Work to do:
Skip the pictures. Transcribe the rest of the data below without changing a word.

Dataset section:
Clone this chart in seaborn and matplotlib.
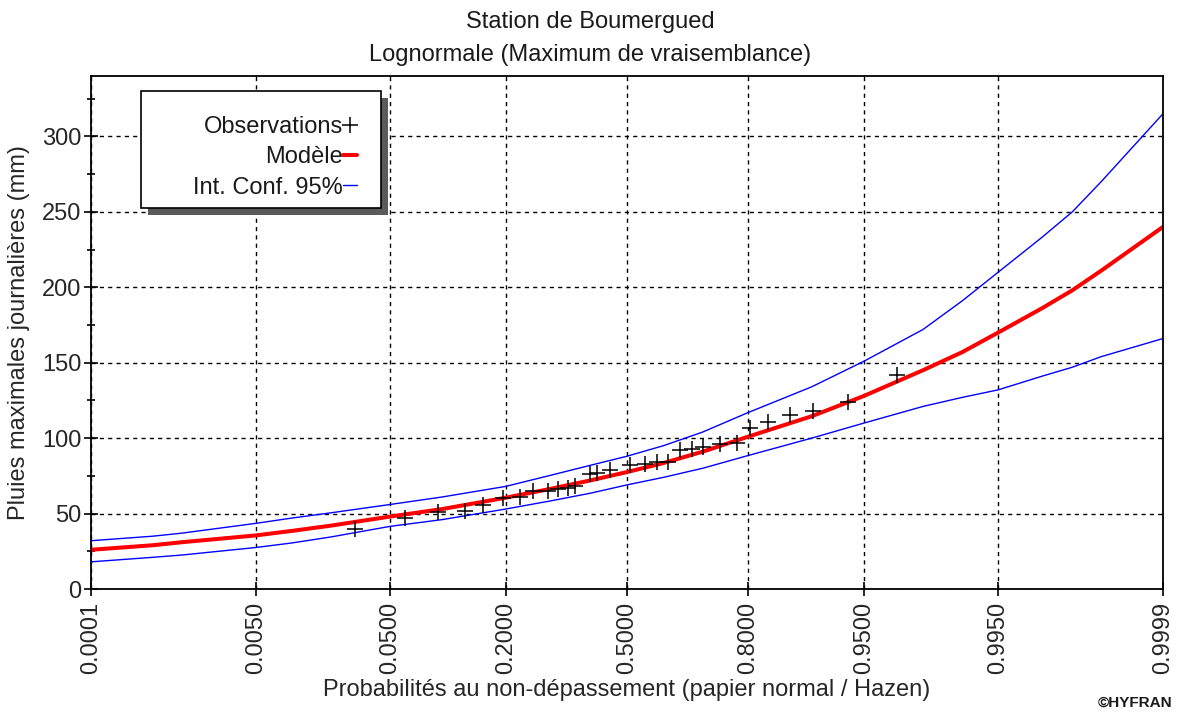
from statistics import NormalDist

import matplotlib

matplotlib.use("Agg")
import matplotlib.pyplot as plt  # noqa: E402
import numpy as np  # noqa: E402
import pandas as pd  # noqa: E402
import seaborn as sns  # noqa: E402
from matplotlib.lines import Line2D  # noqa: E402
from matplotlib.patches import Rectangle  # noqa: E402
from matplotlib.ticker import FixedLocator, MultipleLocator  # noqa: E402

# observations: non-exceedance probability (Hazen) and daily max rainfall (mm)
obs_prob = [0.0295, 0.0617, 0.0948, 0.1305, 0.159, 0.1947, 0.229, 0.257, 0.292, 0.316,
            0.341, 0.359, 0.399, 0.418, 0.453, 0.508, 0.550, 0.582, 0.612, 0.644,
            0.674, 0.701, 0.741, 0.777, 0.803, 0.836, 0.871, 0.902, 0.937, 0.9695]
obs_rain = [40, 47, 51, 52, 56, 60, 61, 65, 65, 66,
            67, 68, 76, 77, 79, 82, 83, 84, 84, 92,
            93, 94, 96, 97, 107, 111, 115, 118, 124, 142]

# fitted lognormal quantiles + 95% confidence band
curve_prob = [0.0001, 0.0005, 0.001, 0.005, 0.01, 0.02, 0.05, 0.1, 0.2, 0.3, 0.4, 0.5,
              0.6, 0.7, 0.8, 0.9, 0.95, 0.98, 0.99, 0.995, 0.998, 0.999, 0.9995, 0.9999]
model = [26, 29, 31, 35.5, 38.5, 42, 48, 53, 60.5, 66.5, 72, 77.5,
         83.5, 91, 101, 114.5, 128, 145, 157, 170, 186, 198, 211, 240]
ci_upper = [32, 35, 37, 43.5, 47, 50.5, 56, 61, 68, 75.5, 82, 88,
            95, 104, 117, 134, 151, 172, 191, 210, 233, 250, 270, 315]
ci_lower = [18, 21, 22.5, 27.5, 30.5, 34.5, 41.5, 46, 53, 58.5, 63.5, 69,
            74, 80, 88.5, 100, 110, 121, 127, 132, 141, 147, 154, 166]

prob_ticks = [0.0001, 0.005, 0.05, 0.2, 0.5, 0.8, 0.95, 0.995, 0.9999]
prob_labels = ["0.0001", "0.0050", "0.0500", "0.2000", "0.5000",
               "0.8000", "0.9500", "0.9950", "0.9999"]

FS = 17
AX_W, AX_H = 1163 - 91, 589 - 76  # axes size in px, for placing the legend box


def ax_xy(px, py):
    # figure pixel (from top-left) -> axes fraction
    return (px - 91) / AX_W, (589 - py) / AX_H


_nd = NormalDist()
_ppf = np.vectorize(lambda p: _nd.inv_cdf(min(max(p, 1e-12), 1 - 1e-12)), otypes=[float])
_cdf = np.vectorize(_nd.cdf, otypes=[float])

sns.set_theme(style="white")
plt.rcParams["font.family"] = ["Liberation Sans", "DejaVu Sans"]
plt.rcParams["text.color"] = "#1a1a1a"

fig = plt.figure(figsize=(11.81, 7.13), dpi=100)
ax = fig.add_axes([91 / 1181, 1 - 589 / 713, AX_W / 1181, AX_H / 713])
ax.set_xscale("function", functions=(_ppf, _cdf))

curves = pd.DataFrame({"p": curve_prob, "model": model, "up": ci_upper, "lo": ci_lower})
obs = pd.DataFrame({"p": obs_prob, "rain": obs_rain})

sns.lineplot(data=curves, x="p", y="up", ax=ax, color="#0000ff", lw=1.0, sort=False, estimator=None)
sns.lineplot(data=curves, x="p", y="lo", ax=ax, color="#0000ff", lw=1.0, sort=False, estimator=None)
sns.lineplot(data=curves, x="p", y="model", ax=ax, color="#ff0000", lw=2.9, sort=False, estimator=None)
sns.scatterplot(data=obs, x="p", y="rain", ax=ax, marker="+", s=140, color="black",
                linewidth=1.1, zorder=4)

ax.set_xlim(0.0001, 0.9999)
ax.set_ylim(0, 340)
ax.xaxis.set_major_locator(FixedLocator(prob_ticks))
ax.xaxis.set_minor_locator(FixedLocator([]))
ax.set_xticklabels(prob_labels, rotation=90, fontsize=FS)
ax.yaxis.set_major_locator(MultipleLocator(50))
ax.yaxis.set_minor_locator(MultipleLocator(25))
ax.tick_params(axis="y", labelsize=FS)
ax.tick_params(which="both", direction="inout", color="black", width=1.2, left=True, bottom=True)
ax.tick_params(which="major", length=10)
ax.tick_params(which="minor", length=6)
ax.tick_params(axis="x", pad=4)
ax.tick_params(axis="y", pad=2)
for s in ax.spines.values():
    s.set_color("black")
    s.set_linewidth(1.3)
ax.grid(True, which="major", color="black", linestyle=(0, (3, 3)), linewidth=1.0)

ax.set_xlabel("Probabilités au non-dépassement (papier normal / Hazen)", fontsize=FS)
ax.set_ylabel("Pluies maximales journalières (mm)", fontsize=FS)
ax.xaxis.set_label_coords(0.5, (589 - 690) / AX_H)
ax.xaxis.label.set_va("center")
ax.yaxis.set_label_coords((19 - 91) / AX_W, 0.5)
ax.yaxis.label.set_va("center")
fig.text(0.5, 1 - 22 / 713, "Station de Boumergued", ha="center", va="center", fontsize=FS)
fig.text(0.5, 1 - 55 / 713, "Lognormale (Maximum de vraisemblance)", ha="center", va="center", fontsize=FS)
fig.text(1172 / 1181, 1 - 703 / 713, "©HYFRAN", ha="right", va="center", fontsize=11, fontweight="bold")

# legend: box + drop shadow drawn by hand, entries right aligned with the key after the text
bx, by = ax_xy(141, 208)
bw, bh = 240 / AX_W, 117 / AX_H
ax.add_patch(Rectangle((bx + 7 / AX_W, by - 7 / AX_H), bw, bh, transform=ax.transAxes,
                       facecolor="#5a5a5a", edgecolor="none", zorder=5.5, clip_on=False))
ax.add_patch(Rectangle((bx, by), bw, bh, transform=ax.transAxes, facecolor="white",
                       edgecolor="black", linewidth=1.2, zorder=5.6, clip_on=False))

handles = [Line2D([], [], marker="+", ls="", color="black", ms=12, mew=1.1),
           Line2D([], [], color="#ff0000", lw=2.9),
           Line2D([], [], color="#0000ff", lw=1.0)]
leg = ax.legend(handles, ["Observations", "Modèle", "Int. Conf. 95%"],
                loc="upper right", bbox_to_anchor=ax_xy(357, 116),
                borderaxespad=0, markerfirst=False, fontsize=FS, handlelength=0.6,
                handletextpad=0.0, labelspacing=0.35, borderpad=0, frameon=False)
leg.set_zorder(6)

fig.savefig("out.png", dpi=100)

Solution below:
Clone this chart in seaborn and matplotlib.
from statistics import NormalDist

import matplotlib

matplotlib.use("Agg")
import matplotlib.pyplot as plt  # noqa: E402
import numpy as np  # noqa: E402
import pandas as pd  # noqa: E402
import seaborn as sns  # noqa: E402
from matplotlib.lines import Line2D  # noqa: E402
from matplotlib.patches import Rectangle  # noqa: E402
from matplotlib.ticker import FixedLocator, MultipleLocator  # noqa: E402

# observations: non-exceedance probability (Hazen) and daily max rainfall (mm)
obs_prob = [0.0295, 0.0617, 0.0948, 0.1305, 0.159, 0.1947, 0.229, 0.257, 0.292, 0.316,
            0.341, 0.359, 0.399, 0.418, 0.453, 0.508, 0.550, 0.582, 0.612, 0.644,
            0.674, 0.701, 0.741, 0.777, 0.803, 0.836, 0.871, 0.902, 0.937, 0.9695]
obs_rain = [40, 47, 51, 52, 56, 60, 61, 65, 65, 66,
            67, 68, 76, 77, 79, 82, 83, 84, 84, 92,
            93, 94, 96, 97, 107, 111, 115, 118, 124, 142]

# fitted lognormal quantiles + 95% confidence band
curve_prob = [0.0001, 0.0005, 0.001, 0.005, 0.01, 0.02, 0.05, 0.1, 0.2, 0.3, 0.4, 0.5,
              0.6, 0.7, 0.8, 0.9, 0.95, 0.98, 0.99, 0.995, 0.998, 0.999, 0.9995, 0.9999]
model = [26, 29, 31, 35.5, 38.5, 42, 48, 53, 60.5, 66.5, 72, 77.5,
         83.5, 91, 101, 114.5, 128, 145, 157, 170, 186, 198, 211, 240]
ci_upper = [32, 35, 37, 43.5, 47, 50.5, 56, 61, 68, 75.5, 82, 88,
            95, 104, 117, 134, 151, 172, 191, 210, 233, 250, 270, 315]
ci_lower = [18, 21, 22.5, 27.5, 30.5, 34.5, 41.5, 46, 53, 58.5, 63.5, 69,
            74, 80, 88.5, 100, 110, 121, 127, 132, 141, 147, 154, 166]

prob_ticks = [0.0001, 0.005, 0.05, 0.2, 0.5, 0.8, 0.95, 0.995, 0.9999]
prob_labels = ["0.0001", "0.0050", "0.0500", "0.2000", "0.5000",
               "0.8000", "0.9500", "0.9950", "0.9999"]

FS = 17
AX_W, AX_H = 1163 - 91, 589 - 76  # axes size in px, for placing the legend box


def ax_xy(px, py):
    # figure pixel (from top-left) -> axes fraction
    return (px - 91) / AX_W, (589 - py) / AX_H


_nd = NormalDist()
_ppf = np.vectorize(lambda p: _nd.inv_cdf(min(max(p, 1e-12), 1 - 1e-12)), otypes=[float])
_cdf = np.vectorize(_nd.cdf, otypes=[float])

sns.set_theme(style="white")
plt.rcParams["font.family"] = ["Liberation Sans", "DejaVu Sans"]
plt.rcParams["text.color"] = "#1a1a1a"

fig = plt.figure(figsize=(11.81, 7.13), dpi=100)
ax = fig.add_axes([91 / 1181, 1 - 589 / 713, AX_W / 1181, AX_H / 713])
ax.set_xscale("function", functions=(_ppf, _cdf))

curves = pd.DataFrame({"p": curve_prob, "model": model, "up": ci_upper, "lo": ci_lower})
obs = pd.DataFrame({"p": obs_prob, "rain": obs_rain})

sns.lineplot(data=curves, x="p", y="up", ax=ax, color="#0000ff", lw=1.0, sort=False, estimator=None)
sns.lineplot(data=curves, x="p", y="lo", ax=ax, color="#0000ff", lw=1.0, sort=False, estimator=None)
sns.lineplot(data=curves, x="p", y="model", ax=ax, color="#ff0000", lw=2.9, sort=False, estimator=None)
sns.scatterplot(data=obs, x="p", y="rain", ax=ax, marker="+", s=140, color="black",
                linewidth=1.1, zorder=4)

ax.set_xlim(0.0001, 0.9999)
ax.set_ylim(0, 340)
ax.xaxis.set_major_locator(FixedLocator(prob_ticks))
ax.xaxis.set_minor_locator(FixedLocator([]))
ax.set_xticklabels(prob_labels, rotation=90, fontsize=FS)
ax.yaxis.set_major_locator(MultipleLocator(50))
ax.yaxis.set_minor_locator(MultipleLocator(25))
ax.tick_params(axis="y", labelsize=FS)
ax.tick_params(which="both", direction="inout", color="black", width=1.2, left=True, bottom=True)
ax.tick_params(which="major", length=10)
ax.tick_params(which="minor", length=6)
ax.tick_params(axis="x", pad=4)
ax.tick_params(axis="y", pad=2)
for s in ax.spines.values():
    s.set_color("black")
    s.set_linewidth(1.3)
ax.grid(True, which="major", color="black", linestyle=(0, (3, 3)), linewidth=1.0)

ax.set_xlabel("Probabilités au non-dépassement (papier normal / Hazen)", fontsize=FS)
ax.set_ylabel("Pluies maximales journalières (mm)", fontsize=FS)
ax.xaxis.set_label_coords(0.5, (589 - 690) / AX_H)
ax.xaxis.label.set_va("center")
ax.yaxis.set_label_coords((19 - 91) / AX_W, 0.5)
ax.yaxis.label.set_va("center")
fig.text(0.5, 1 - 22 / 713, "Station de Boumergued", ha="center", va="center", fontsize=FS)
fig.text(0.5, 1 - 55 / 713, "Lognormale (Maximum de vraisemblance)", ha="center", va="center", fontsize=FS)
fig.text(1172 / 1181, 1 - 703 / 713, "©HYFRAN", ha="right", va="center", fontsize=11, fontweight="bold")

# legend: box + drop shadow drawn by hand, entries right aligned with the key after the text
bx, by = ax_xy(141, 208)
bw, bh = 240 / AX_W, 117 / AX_H
ax.add_patch(Rectangle((bx + 7 / AX_W, by - 7 / AX_H), bw, bh, transform=ax.transAxes,
                       facecolor="#5a5a5a", edgecolor="none", zorder=5.5, clip_on=False))
ax.add_patch(Rectangle((bx, by), bw, bh, transform=ax.transAxes, facecolor="white",
                       edgecolor="black", linewidth=1.2, zorder=5.6, clip_on=False))

handles = [Line2D([], [], marker="+", ls="", color="black", ms=12, mew=1.1),
           Line2D([], [], color="#ff0000", lw=2.9),
           Line2D([], [], color="#0000ff", lw=1.0)]
leg = ax.legend(handles, ["Observations", "Modèle", "Int. Conf. 95%"],
                loc="upper right", bbox_to_anchor=ax_xy(357, 116),
                borderaxespad=0, markerfirst=False, fontsize=FS, handlelength=0.6,
                handletextpad=0.0, labelspacing=0.35, borderpad=0, frameon=False)
leg.set_zorder(6)

fig.savefig("out.png", dpi=100)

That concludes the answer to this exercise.